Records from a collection
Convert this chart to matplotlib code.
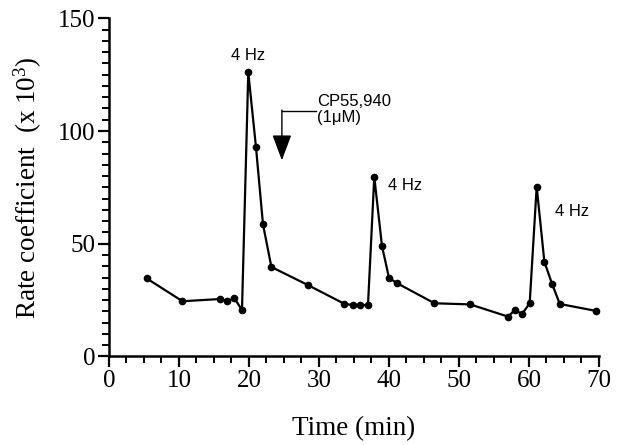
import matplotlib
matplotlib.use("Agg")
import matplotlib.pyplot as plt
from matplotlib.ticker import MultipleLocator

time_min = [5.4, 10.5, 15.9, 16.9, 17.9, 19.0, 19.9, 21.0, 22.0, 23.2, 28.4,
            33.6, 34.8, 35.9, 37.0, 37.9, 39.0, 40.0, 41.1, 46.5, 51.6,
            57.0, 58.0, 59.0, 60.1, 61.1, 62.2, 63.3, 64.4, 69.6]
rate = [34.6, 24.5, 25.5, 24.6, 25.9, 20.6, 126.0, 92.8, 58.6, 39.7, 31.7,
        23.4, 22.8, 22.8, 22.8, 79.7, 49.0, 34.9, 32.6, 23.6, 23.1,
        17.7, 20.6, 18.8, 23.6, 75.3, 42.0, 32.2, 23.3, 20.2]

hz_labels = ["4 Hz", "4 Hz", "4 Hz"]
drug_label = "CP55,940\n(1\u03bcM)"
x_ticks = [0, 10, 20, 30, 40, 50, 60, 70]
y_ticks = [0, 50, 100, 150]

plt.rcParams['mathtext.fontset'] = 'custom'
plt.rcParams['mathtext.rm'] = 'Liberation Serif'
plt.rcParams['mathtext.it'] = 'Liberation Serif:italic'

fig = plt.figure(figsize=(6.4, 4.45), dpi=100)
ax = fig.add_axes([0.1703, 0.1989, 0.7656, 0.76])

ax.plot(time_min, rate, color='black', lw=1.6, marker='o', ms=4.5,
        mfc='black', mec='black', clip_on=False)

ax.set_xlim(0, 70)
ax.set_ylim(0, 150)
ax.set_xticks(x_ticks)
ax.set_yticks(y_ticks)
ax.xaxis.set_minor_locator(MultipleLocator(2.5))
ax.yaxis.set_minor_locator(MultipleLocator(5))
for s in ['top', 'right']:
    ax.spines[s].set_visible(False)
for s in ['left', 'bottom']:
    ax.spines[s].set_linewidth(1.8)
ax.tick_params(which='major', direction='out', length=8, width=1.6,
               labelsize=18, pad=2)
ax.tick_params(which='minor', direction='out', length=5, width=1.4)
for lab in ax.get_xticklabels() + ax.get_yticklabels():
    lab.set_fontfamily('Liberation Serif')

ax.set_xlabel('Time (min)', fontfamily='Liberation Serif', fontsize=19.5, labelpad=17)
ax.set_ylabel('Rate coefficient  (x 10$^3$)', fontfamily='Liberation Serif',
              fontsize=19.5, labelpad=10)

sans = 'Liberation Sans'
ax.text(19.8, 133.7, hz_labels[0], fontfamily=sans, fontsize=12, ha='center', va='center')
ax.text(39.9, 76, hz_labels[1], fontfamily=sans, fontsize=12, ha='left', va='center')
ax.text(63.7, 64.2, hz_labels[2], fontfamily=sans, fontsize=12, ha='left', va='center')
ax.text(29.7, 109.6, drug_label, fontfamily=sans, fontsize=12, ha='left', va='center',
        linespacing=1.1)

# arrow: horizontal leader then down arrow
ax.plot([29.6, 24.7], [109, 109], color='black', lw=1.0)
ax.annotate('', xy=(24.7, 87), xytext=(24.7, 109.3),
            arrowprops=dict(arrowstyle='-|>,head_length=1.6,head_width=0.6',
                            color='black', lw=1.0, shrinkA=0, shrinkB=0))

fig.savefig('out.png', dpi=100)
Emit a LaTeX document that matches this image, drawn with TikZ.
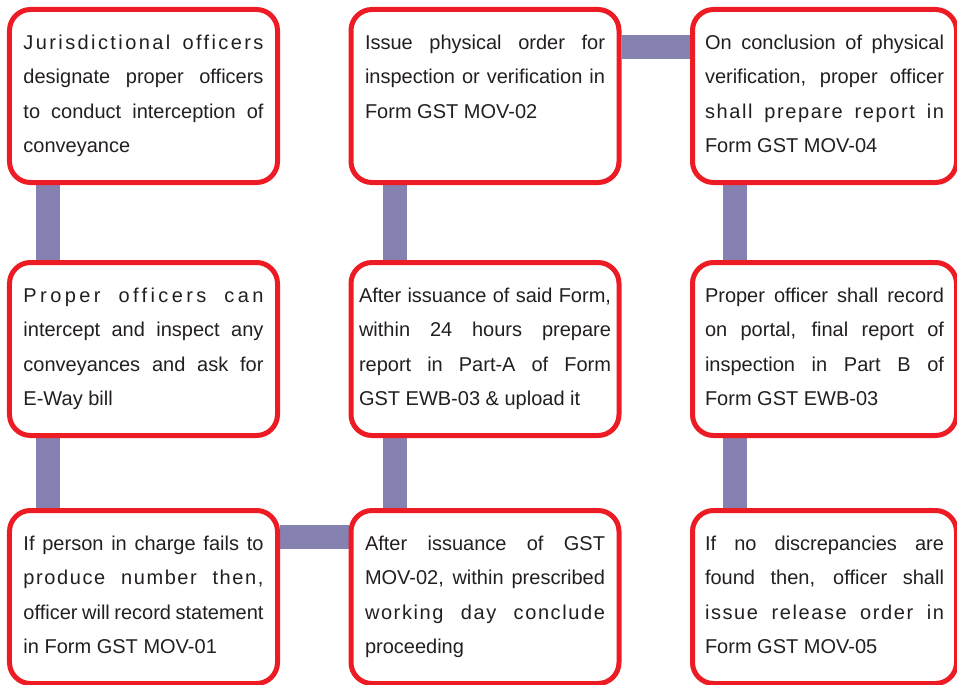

▸ REQUIREMENT:
Reproduce the whole listing word for word, setting aside any pictures.

▸ ANSWER FOR THE TASK:
Convert this chart to matplotlib code.
import matplotlib
matplotlib.use("Agg")
import matplotlib.pyplot as plt
from matplotlib.ticker import MultipleLocator

time_min = [5.4, 10.5, 15.9, 16.9, 17.9, 19.0, 19.9, 21.0, 22.0, 23.2, 28.4,
            33.6, 34.8, 35.9, 37.0, 37.9, 39.0, 40.0, 41.1, 46.5, 51.6,
            57.0, 58.0, 59.0, 60.1, 61.1, 62.2, 63.3, 64.4, 69.6]
rate = [34.6, 24.5, 25.5, 24.6, 25.9, 20.6, 126.0, 92.8, 58.6, 39.7, 31.7,
        23.4, 22.8, 22.8, 22.8, 79.7, 49.0, 34.9, 32.6, 23.6, 23.1,
        17.7, 20.6, 18.8, 23.6, 75.3, 42.0, 32.2, 23.3, 20.2]

hz_labels = ["4 Hz", "4 Hz", "4 Hz"]
drug_label = "CP55,940\n(1\u03bcM)"
x_ticks = [0, 10, 20, 30, 40, 50, 60, 70]
y_ticks = [0, 50, 100, 150]

plt.rcParams['mathtext.fontset'] = 'custom'
plt.rcParams['mathtext.rm'] = 'Liberation Serif'
plt.rcParams['mathtext.it'] = 'Liberation Serif:italic'

fig = plt.figure(figsize=(6.4, 4.45), dpi=100)
ax = fig.add_axes([0.1703, 0.1989, 0.7656, 0.76])

ax.plot(time_min, rate, color='black', lw=1.6, marker='o', ms=4.5,
        mfc='black', mec='black', clip_on=False)

ax.set_xlim(0, 70)
ax.set_ylim(0, 150)
ax.set_xticks(x_ticks)
ax.set_yticks(y_ticks)
ax.xaxis.set_minor_locator(MultipleLocator(2.5))
ax.yaxis.set_minor_locator(MultipleLocator(5))
for s in ['top', 'right']:
    ax.spines[s].set_visible(False)
for s in ['left', 'bottom']:
    ax.spines[s].set_linewidth(1.8)
ax.tick_params(which='major', direction='out', length=8, width=1.6,
               labelsize=18, pad=2)
ax.tick_params(which='minor', direction='out', length=5, width=1.4)
for lab in ax.get_xticklabels() + ax.get_yticklabels():
    lab.set_fontfamily('Liberation Serif')

ax.set_xlabel('Time (min)', fontfamily='Liberation Serif', fontsize=19.5, labelpad=17)
ax.set_ylabel('Rate coefficient  (x 10$^3$)', fontfamily='Liberation Serif',
              fontsize=19.5, labelpad=10)

sans = 'Liberation Sans'
ax.text(19.8, 133.7, hz_labels[0], fontfamily=sans, fontsize=12, ha='center', va='center')
ax.text(39.9, 76, hz_labels[1], fontfamily=sans, fontsize=12, ha='left', va='center')
ax.text(63.7, 64.2, hz_labels[2], fontfamily=sans, fontsize=12, ha='left', va='center')
ax.text(29.7, 109.6, drug_label, fontfamily=sans, fontsize=12, ha='left', va='center',
        linespacing=1.1)

# arrow: horizontal leader then down arrow
ax.plot([29.6, 24.7], [109, 109], color='black', lw=1.0)
ax.annotate('', xy=(24.7, 87), xytext=(24.7, 109.3),
            arrowprops=dict(arrowstyle='-|>,head_length=1.6,head_width=0.6',
                            color='black', lw=1.0, shrinkA=0, shrinkB=0))

fig.savefig('out.png', dpi=100)
Emit a LaTeX document that matches this image, drawn with TikZ.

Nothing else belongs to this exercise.